There are of course a sizable number of "in-between" scales,
which partake of both tendencies...so it's not a black-and-white
scenario. You can also get vivid results by using a scale against
its natural tendencies--as Webern, Schoenberg, et al. have
demonstrated.
This insight of scalar "bias" has proven useful both to Ivor
and myself when faced with an unfamiliar equal temperament.

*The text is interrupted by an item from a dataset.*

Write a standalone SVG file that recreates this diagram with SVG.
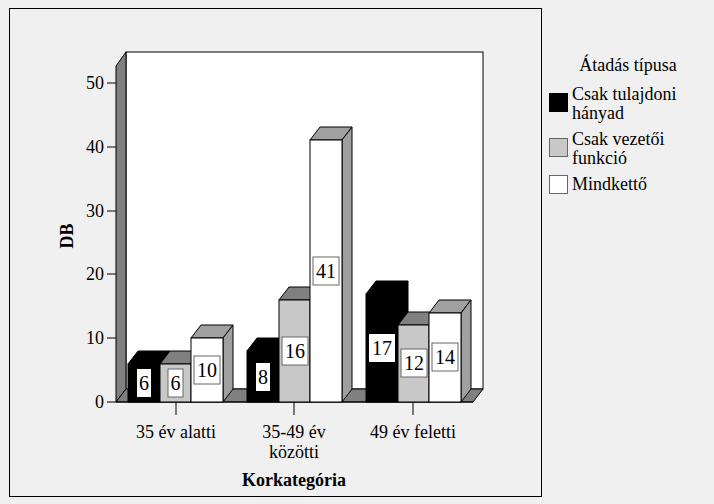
<svg xmlns="http://www.w3.org/2000/svg" width="714" height="504" viewBox="0 0 714 504">
<style>
text{font-family:"Liberation Serif","Times New Roman","DejaVu Serif",serif;font-size:18px;fill:#000}
.e{stroke:#000;stroke-width:1}
.lb{fill:#fff;stroke:#666;stroke-width:1}
.lk{fill:#fff;stroke:none}
.v{font-size:20px}
</style>
<rect width="714" height="504" fill="#f0f0f0"/>
<rect x="9.5" y="8.5" width="532" height="488" fill="none" stroke="#000"/>
<g id="frame">
<rect x="126" y="52" width="357" height="337" fill="#fff" class="e"/>
<polygon points="116,66 126,52 126,389 116,402" fill="#808080" class="e"/>
<polygon points="116,402 126,389 483,389 473,402" fill="#808080" class="e"/>
<line x1="107" y1="402" x2="116" y2="402" class="e"/>
<line x1="107" y1="338" x2="116" y2="338" class="e"/>
<line x1="107" y1="274" x2="116" y2="274" class="e"/>
<line x1="107" y1="211" x2="116" y2="211" class="e"/>
<line x1="107" y1="147" x2="116" y2="147" class="e"/>
<line x1="107" y1="83" x2="116" y2="83" class="e"/>
<line x1="116" y1="402" x2="473" y2="402" class="e"/>
<line x1="176" y1="402" x2="176" y2="415" class="e"/>
<line x1="294" y1="402" x2="294" y2="415" class="e"/>
<line x1="413" y1="402" x2="413" y2="415" class="e"/>
<g text-anchor="end">
<text x="104" y="408">0</text><text x="104" y="344">10</text><text x="104" y="280">20</text>
<text x="104" y="217">30</text><text x="104" y="153">40</text><text x="104" y="89">50</text>
</g>
<text transform="translate(73,236) rotate(-90)" text-anchor="middle" font-weight="bold">DB</text>
<g text-anchor="middle">
<text x="176" y="438">35 év alatti</text>
<text x="294" y="438">35-49 év</text>
<text x="294" y="458">közötti</text>
<text x="413" y="438">49 év feletti</text>
<text x="294" y="486" font-weight="bold">Korkategória</text>
</g>
</g>
<g id="bars" class="e">
<g id="b1"><polygon points="128,364 138,351 170,351 160,364" fill="#000"/><polygon points="160,364 170,351 170,389 160,402" fill="#000"/><rect x="128" y="364" width="32" height="38" fill="#000"/></g>
<g id="b2"><polygon points="160,364 170,351 201,351 191,364" fill="#808080"/><polygon points="191,364 201,351 201,389 191,402" fill="#808080"/><rect x="160" y="364" width="31" height="38" fill="#c8c8c8"/></g>
<g id="b3"><polygon points="191,338 201,325 233,325 223,338" fill="#a0a0a0"/><polygon points="223,338 233,325 233,389 223,402" fill="#a0a0a0"/><rect x="191" y="338" width="32" height="64" fill="#fff"/></g>
<g id="b4"><polygon points="247,351 257,338 289,338 279,351" fill="#000"/><polygon points="279,351 289,338 289,389 279,402" fill="#000"/><rect x="247" y="351" width="32" height="51" fill="#000"/></g>
<g id="b5"><polygon points="279,300 289,287 320,287 310,300" fill="#808080"/><polygon points="310,300 320,287 320,389 310,402" fill="#808080"/><rect x="279" y="300" width="31" height="102" fill="#c8c8c8"/></g>
<g id="b6"><polygon points="310,140 320,127 352,127 342,140" fill="#a0a0a0"/><polygon points="342,140 352,127 352,389 342,402" fill="#a0a0a0"/><rect x="310" y="140" width="32" height="262" fill="#fff"/></g>
<g id="b7"><polygon points="366,294 376,281 408,281 398,294" fill="#000"/><polygon points="398,294 408,281 408,389 398,402" fill="#000"/><rect x="366" y="294" width="32" height="108" fill="#000"/></g>
<g id="b8"><polygon points="398,325 408,312 439,312 429,325" fill="#808080"/><polygon points="429,325 439,312 439,389 429,402" fill="#808080"/><rect x="398" y="325" width="31" height="77" fill="#c8c8c8"/></g>
<g id="b9"><polygon points="429,313 439,300 471,300 461,313" fill="#a0a0a0"/><polygon points="461,313 471,300 471,389 461,402" fill="#a0a0a0"/><rect x="429" y="313" width="32" height="89" fill="#fff"/></g>
</g>
<g id="labels" text-anchor="middle">
<rect x="137" y="369" width="14" height="28" class="lk"/><text class="v" x="144" y="390">6</text>
<rect x="168" y="369" width="15" height="28" class="lb"/><text class="v" x="175.5" y="390">6</text>
<rect x="194" y="356" width="26" height="28" class="lb"/><text class="v" x="207" y="377">10</text>
<rect x="256" y="363" width="14" height="28" class="lk"/><text class="v" x="263" y="384">8</text>
<rect x="282" y="337" width="26" height="28" class="lb"/><text class="v" x="295" y="358">16</text>
<rect x="313" y="257" width="26" height="28" class="lb"/><text class="v" x="326" y="278">41</text>
<rect x="369" y="334" width="26" height="28" class="lk"/><text class="v" x="382" y="355">17</text>
<rect x="401" y="349" width="26" height="28" class="lb"/><text class="v" x="414" y="370">12</text>
<rect x="432" y="343" width="26" height="28" class="lb"/><text class="v" x="445" y="364">14</text>
</g>
<g id="legend">
<text x="628" y="71" text-anchor="middle">Átadás típusa</text>
<rect x="549.5" y="93.5" width="18" height="18" fill="#000" stroke="#000"/>
<text x="572" y="100">Csak tulajdoni</text><text x="572" y="119">hányad</text>
<rect x="549.5" y="138.5" width="18" height="18" fill="#c8c8c8" stroke="#666"/>
<text x="572" y="145">Csak vezetői</text><text x="572" y="164">funkció</text>
<rect x="549.5" y="175.5" width="18" height="18" fill="#fff" stroke="#666"/>
<text x="572" y="190">Mindkettő</text>
</g>
</svg>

Probably the most impressive compositions using this idea are
Bill Schottstaedt's "Water Music I and II." Schottstaedt
employs the 11-TET scale for its melodic properties and
simultaneously uses the 48-TET scale to obtain vibrant
and intriguing dissonances. While Bil@CCRMA.stanford.edu
probably arrived at this result intuitively rather than by
analysis, his usage of the basic idea remains dextrous and
produces remarkably beautiful music. (If you haven't heard
the CD "Dinosaur Music," shame on you. Order it pronto.)